_What to produce_.
Quote all lines below exactly. Images stay out.

_Source material_.
--
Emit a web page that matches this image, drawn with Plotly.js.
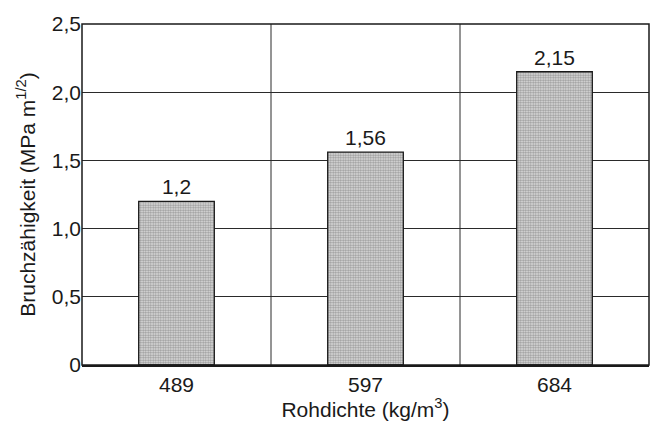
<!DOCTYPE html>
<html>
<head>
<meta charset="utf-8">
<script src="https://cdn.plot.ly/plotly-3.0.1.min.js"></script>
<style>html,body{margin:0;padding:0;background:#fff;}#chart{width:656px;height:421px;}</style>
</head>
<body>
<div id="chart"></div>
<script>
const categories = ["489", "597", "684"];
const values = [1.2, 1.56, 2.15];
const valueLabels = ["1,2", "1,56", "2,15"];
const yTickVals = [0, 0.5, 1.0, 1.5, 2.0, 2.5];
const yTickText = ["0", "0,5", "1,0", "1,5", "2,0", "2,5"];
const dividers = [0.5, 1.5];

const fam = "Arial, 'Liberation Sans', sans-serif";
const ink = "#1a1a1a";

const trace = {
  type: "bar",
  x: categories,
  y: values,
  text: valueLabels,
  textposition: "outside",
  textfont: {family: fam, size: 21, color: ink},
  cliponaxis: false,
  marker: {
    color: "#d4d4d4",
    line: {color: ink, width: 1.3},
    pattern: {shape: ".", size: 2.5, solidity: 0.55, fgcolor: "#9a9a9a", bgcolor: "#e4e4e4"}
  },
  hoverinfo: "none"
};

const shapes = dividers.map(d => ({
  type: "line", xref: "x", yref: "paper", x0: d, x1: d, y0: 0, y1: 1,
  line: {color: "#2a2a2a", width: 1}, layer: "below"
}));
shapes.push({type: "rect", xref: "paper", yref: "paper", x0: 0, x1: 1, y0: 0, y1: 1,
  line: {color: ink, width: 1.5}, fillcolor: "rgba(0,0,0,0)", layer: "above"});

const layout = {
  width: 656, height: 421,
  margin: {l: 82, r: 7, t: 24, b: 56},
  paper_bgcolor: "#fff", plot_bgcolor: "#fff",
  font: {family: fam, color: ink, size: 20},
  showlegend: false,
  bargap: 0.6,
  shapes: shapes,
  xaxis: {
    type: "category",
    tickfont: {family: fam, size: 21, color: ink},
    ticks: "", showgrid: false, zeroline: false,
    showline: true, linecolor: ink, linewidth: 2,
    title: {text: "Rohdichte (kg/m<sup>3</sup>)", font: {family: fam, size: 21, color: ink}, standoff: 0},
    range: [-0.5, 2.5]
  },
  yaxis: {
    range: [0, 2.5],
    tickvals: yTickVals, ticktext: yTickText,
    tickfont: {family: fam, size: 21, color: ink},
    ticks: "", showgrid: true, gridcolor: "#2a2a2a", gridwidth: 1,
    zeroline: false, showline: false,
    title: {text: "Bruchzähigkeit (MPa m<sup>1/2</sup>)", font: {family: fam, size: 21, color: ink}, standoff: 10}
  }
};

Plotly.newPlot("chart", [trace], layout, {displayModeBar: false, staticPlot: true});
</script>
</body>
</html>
--
_Correct result_.
Emit a web page that matches this image, drawn with Plotly.js.
<!DOCTYPE html>
<html>
<head>
<meta charset="utf-8">
<script src="https://cdn.plot.ly/plotly-3.0.1.min.js"></script>
<style>html,body{margin:0;padding:0;background:#fff;}#chart{width:656px;height:421px;}</style>
</head>
<body>
<div id="chart"></div>
<script>
const categories = ["489", "597", "684"];
const values = [1.2, 1.56, 2.15];
const valueLabels = ["1,2", "1,56", "2,15"];
const yTickVals = [0, 0.5, 1.0, 1.5, 2.0, 2.5];
const yTickText = ["0", "0,5", "1,0", "1,5", "2,0", "2,5"];
const dividers = [0.5, 1.5];

const fam = "Arial, 'Liberation Sans', sans-serif";
const ink = "#1a1a1a";

const trace = {
  type: "bar",
  x: categories,
  y: values,
  text: valueLabels,
  textposition: "outside",
  textfont: {family: fam, size: 21, color: ink},
  cliponaxis: false,
  marker: {
    color: "#d4d4d4",
    line: {color: ink, width: 1.3},
    pattern: {shape: ".", size: 2.5, solidity: 0.55, fgcolor: "#9a9a9a", bgcolor: "#e4e4e4"}
  },
  hoverinfo: "none"
};

const shapes = dividers.map(d => ({
  type: "line", xref: "x", yref: "paper", x0: d, x1: d, y0: 0, y1: 1,
  line: {color: "#2a2a2a", width: 1}, layer: "below"
}));
shapes.push({type: "rect", xref: "paper", yref: "paper", x0: 0, x1: 1, y0: 0, y1: 1,
  line: {color: ink, width: 1.5}, fillcolor: "rgba(0,0,0,0)", layer: "above"});

const layout = {
  width: 656, height: 421,
  margin: {l: 82, r: 7, t: 24, b: 56},
  paper_bgcolor: "#fff", plot_bgcolor: "#fff",
  font: {family: fam, color: ink, size: 20},
  showlegend: false,
  bargap: 0.6,
  shapes: shapes,
  xaxis: {
    type: "category",
    tickfont: {family: fam, size: 21, color: ink},
    ticks: "", showgrid: false, zeroline: false,
    showline: true, linecolor: ink, linewidth: 2,
    title: {text: "Rohdichte (kg/m<sup>3</sup>)", font: {family: fam, size: 21, color: ink}, standoff: 0},
    range: [-0.5, 2.5]
  },
  yaxis: {
    range: [0, 2.5],
    tickvals: yTickVals, ticktext: yTickText,
    tickfont: {family: fam, size: 21, color: ink},
    ticks: "", showgrid: true, gridcolor: "#2a2a2a", gridwidth: 1,
    zeroline: false, showline: false,
    title: {text: "Bruchzähigkeit (MPa m<sup>1/2</sup>)", font: {family: fam, size: 21, color: ink}, standoff: 10}
  }
};

Plotly.newPlot("chart", [trace], layout, {displayModeBar: false, staticPlot: true});
</script>
</body>
</html>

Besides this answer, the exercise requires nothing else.